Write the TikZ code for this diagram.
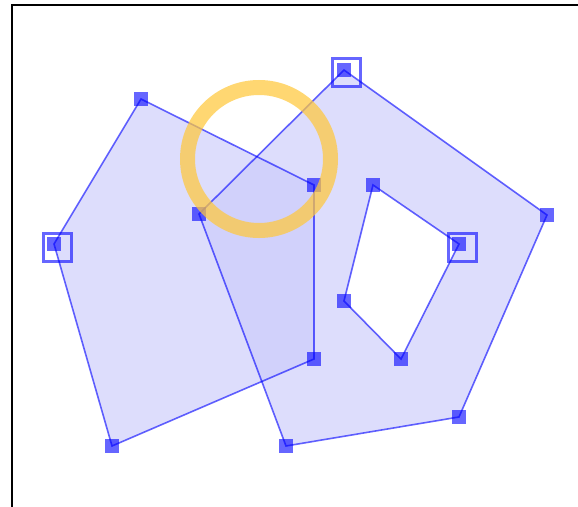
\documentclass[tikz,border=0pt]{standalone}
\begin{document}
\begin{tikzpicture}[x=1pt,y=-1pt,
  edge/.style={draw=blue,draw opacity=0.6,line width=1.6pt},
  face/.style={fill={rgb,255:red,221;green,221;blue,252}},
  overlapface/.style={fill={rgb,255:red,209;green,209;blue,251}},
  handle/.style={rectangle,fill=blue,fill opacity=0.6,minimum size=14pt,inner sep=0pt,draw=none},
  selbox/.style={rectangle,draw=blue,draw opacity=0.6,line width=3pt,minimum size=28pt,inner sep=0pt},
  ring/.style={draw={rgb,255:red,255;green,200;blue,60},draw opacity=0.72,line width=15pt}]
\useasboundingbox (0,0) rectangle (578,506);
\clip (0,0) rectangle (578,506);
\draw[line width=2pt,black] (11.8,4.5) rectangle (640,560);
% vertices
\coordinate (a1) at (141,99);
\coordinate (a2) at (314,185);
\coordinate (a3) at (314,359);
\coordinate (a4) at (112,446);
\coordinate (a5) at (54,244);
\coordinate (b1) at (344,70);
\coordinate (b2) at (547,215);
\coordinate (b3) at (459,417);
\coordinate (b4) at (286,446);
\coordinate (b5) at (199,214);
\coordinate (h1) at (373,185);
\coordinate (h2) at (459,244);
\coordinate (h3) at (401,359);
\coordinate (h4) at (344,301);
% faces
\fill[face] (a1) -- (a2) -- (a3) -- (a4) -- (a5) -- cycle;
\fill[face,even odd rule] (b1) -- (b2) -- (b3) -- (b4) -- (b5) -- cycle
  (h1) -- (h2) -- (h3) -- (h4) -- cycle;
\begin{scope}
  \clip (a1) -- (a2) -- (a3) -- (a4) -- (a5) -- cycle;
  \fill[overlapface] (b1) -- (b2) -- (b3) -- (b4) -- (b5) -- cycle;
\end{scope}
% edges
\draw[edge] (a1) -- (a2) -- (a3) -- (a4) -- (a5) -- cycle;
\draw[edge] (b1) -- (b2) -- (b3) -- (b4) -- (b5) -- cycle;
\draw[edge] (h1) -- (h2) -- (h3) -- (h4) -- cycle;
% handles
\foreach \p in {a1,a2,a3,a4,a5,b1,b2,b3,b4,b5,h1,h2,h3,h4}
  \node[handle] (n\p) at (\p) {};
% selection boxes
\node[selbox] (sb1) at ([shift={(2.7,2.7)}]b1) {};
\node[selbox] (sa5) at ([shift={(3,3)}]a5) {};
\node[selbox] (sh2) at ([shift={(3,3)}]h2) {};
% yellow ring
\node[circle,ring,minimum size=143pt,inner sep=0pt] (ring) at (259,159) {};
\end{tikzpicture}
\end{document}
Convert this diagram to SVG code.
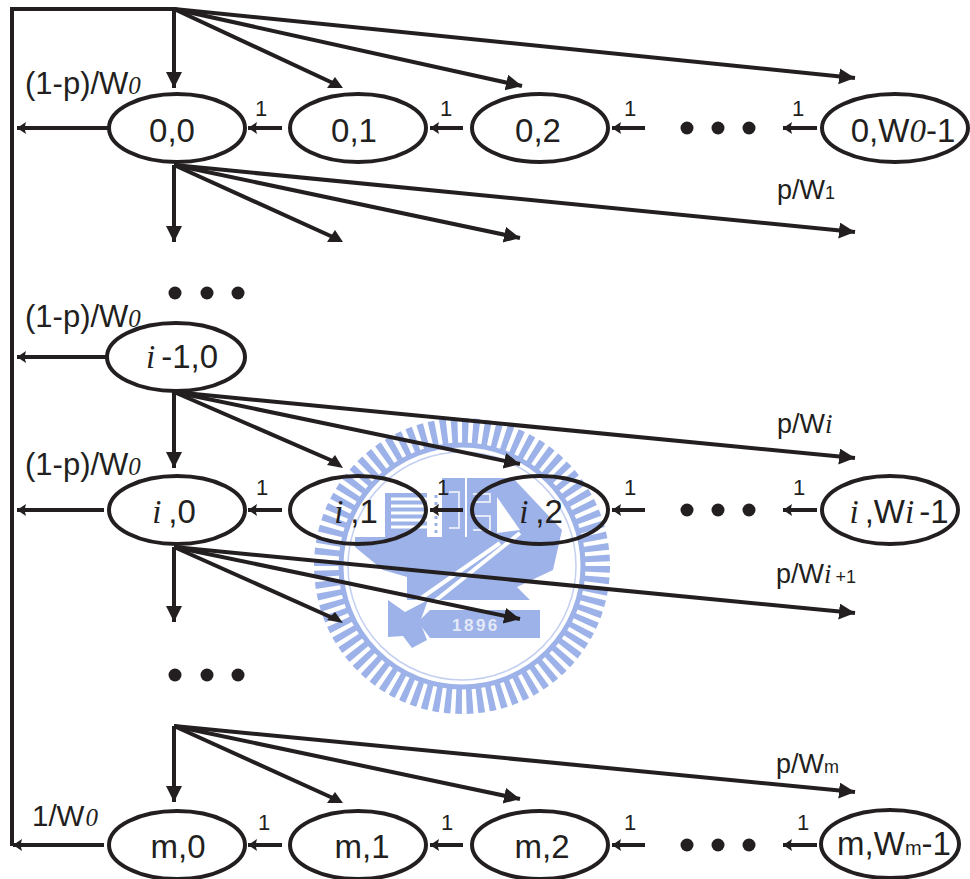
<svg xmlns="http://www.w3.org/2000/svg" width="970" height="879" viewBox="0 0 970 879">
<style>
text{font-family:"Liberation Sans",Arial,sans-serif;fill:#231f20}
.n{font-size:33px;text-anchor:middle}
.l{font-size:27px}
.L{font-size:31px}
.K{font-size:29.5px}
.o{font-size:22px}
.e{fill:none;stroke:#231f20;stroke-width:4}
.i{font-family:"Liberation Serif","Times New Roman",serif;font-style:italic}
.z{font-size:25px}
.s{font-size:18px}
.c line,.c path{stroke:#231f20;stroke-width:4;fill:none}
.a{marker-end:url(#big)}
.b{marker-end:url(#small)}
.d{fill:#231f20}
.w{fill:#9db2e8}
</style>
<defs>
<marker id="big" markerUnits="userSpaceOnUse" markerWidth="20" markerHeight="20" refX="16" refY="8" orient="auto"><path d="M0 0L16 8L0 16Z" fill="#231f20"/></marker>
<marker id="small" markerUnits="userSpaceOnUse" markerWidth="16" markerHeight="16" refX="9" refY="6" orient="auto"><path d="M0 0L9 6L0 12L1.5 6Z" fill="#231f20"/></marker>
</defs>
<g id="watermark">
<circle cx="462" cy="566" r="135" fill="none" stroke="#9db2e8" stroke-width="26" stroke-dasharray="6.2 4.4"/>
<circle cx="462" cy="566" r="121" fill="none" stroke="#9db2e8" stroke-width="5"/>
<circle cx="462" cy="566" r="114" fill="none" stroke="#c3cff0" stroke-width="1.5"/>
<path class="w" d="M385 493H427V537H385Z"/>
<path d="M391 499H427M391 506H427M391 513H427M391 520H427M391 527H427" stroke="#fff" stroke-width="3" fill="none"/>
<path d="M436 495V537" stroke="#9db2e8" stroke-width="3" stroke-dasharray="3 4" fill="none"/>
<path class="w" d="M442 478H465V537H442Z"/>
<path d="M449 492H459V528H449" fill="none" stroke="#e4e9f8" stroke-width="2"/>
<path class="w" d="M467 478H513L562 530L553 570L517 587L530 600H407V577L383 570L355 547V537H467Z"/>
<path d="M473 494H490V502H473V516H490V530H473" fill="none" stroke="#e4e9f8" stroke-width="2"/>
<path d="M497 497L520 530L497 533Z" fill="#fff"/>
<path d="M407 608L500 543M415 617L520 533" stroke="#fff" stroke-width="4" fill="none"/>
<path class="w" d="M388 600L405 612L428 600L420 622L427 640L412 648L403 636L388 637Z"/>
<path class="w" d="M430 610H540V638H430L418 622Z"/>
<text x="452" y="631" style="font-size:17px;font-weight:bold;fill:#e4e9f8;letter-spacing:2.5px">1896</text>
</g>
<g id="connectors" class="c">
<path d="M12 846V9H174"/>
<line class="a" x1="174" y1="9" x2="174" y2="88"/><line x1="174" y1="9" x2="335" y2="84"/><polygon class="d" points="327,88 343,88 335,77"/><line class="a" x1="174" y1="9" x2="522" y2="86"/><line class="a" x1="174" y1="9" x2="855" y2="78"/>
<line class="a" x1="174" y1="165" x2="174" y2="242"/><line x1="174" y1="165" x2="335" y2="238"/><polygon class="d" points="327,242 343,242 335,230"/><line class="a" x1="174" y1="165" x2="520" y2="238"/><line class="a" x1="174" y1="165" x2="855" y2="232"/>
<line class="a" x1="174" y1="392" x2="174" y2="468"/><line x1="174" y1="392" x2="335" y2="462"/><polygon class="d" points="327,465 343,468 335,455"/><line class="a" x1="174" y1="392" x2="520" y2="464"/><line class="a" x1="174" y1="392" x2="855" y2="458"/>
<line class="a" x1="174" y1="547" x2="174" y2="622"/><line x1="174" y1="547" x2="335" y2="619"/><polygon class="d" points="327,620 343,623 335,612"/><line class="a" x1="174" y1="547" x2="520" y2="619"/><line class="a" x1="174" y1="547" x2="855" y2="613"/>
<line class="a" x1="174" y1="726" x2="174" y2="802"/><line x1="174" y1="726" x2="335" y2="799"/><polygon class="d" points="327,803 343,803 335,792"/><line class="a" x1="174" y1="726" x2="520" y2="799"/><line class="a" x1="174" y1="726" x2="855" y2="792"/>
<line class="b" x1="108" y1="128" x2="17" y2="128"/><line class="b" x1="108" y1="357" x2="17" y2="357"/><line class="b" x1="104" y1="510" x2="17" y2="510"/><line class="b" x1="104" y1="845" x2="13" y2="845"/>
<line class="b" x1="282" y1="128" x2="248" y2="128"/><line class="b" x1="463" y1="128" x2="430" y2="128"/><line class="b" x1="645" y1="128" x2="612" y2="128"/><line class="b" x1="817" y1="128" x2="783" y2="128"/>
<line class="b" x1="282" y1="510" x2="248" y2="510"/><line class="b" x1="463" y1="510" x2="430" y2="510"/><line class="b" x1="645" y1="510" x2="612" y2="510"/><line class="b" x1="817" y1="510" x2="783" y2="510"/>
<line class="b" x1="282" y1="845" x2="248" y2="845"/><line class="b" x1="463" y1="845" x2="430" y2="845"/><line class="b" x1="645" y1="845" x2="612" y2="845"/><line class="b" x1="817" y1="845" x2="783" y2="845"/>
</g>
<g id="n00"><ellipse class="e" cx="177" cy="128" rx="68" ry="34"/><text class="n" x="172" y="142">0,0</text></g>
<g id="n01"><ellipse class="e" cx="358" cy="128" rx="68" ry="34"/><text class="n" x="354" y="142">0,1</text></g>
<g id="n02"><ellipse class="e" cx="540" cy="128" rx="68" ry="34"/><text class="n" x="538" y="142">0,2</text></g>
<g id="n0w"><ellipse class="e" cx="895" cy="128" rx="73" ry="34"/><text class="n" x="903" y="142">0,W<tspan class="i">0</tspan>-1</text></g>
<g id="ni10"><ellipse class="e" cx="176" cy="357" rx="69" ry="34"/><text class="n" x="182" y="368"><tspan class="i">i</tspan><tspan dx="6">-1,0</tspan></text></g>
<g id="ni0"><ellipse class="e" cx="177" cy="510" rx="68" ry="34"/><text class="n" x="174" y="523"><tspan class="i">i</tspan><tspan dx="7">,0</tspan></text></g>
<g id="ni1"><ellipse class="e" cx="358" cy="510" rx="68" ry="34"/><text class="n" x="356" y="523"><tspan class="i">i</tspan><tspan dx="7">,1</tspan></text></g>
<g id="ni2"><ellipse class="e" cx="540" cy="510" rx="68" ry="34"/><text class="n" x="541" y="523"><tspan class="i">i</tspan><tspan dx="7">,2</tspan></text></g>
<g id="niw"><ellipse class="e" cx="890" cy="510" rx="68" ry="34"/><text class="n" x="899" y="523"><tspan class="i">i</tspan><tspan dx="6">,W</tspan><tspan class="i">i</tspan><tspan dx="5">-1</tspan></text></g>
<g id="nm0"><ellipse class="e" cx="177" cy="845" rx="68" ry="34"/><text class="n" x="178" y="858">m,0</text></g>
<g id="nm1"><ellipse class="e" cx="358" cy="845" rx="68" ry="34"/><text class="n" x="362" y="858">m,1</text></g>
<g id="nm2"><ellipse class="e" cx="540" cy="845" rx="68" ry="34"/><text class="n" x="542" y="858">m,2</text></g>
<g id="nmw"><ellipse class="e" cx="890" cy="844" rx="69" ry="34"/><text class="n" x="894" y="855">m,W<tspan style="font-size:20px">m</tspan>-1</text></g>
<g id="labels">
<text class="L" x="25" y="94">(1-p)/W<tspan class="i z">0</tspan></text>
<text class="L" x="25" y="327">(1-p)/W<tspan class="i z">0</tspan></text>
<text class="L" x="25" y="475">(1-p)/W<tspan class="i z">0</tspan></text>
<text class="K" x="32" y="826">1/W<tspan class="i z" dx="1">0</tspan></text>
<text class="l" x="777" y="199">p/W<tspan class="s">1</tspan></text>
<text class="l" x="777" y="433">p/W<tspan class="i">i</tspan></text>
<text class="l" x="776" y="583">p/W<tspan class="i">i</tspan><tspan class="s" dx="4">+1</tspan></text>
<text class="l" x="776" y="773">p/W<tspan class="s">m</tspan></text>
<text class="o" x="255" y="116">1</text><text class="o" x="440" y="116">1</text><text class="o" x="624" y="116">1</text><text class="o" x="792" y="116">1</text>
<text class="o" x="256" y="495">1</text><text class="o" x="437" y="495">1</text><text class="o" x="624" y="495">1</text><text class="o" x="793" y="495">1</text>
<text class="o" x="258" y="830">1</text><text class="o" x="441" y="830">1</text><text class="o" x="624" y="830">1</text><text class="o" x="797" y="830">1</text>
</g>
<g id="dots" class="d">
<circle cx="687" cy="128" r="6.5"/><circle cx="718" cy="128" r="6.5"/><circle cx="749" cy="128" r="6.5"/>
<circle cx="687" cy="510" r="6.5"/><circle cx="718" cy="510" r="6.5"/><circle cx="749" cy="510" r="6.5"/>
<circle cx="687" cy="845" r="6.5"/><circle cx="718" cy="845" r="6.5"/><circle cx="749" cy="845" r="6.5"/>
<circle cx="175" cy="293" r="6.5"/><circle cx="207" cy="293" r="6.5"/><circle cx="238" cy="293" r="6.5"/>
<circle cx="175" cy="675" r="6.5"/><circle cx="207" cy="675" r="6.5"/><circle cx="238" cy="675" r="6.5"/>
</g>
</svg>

## GOAL
Scan the records above for the string "this", then select every line that holds it.

## COMPLETED TASK
Write the TikZ code for this diagram.
Convert this diagram to SVG code.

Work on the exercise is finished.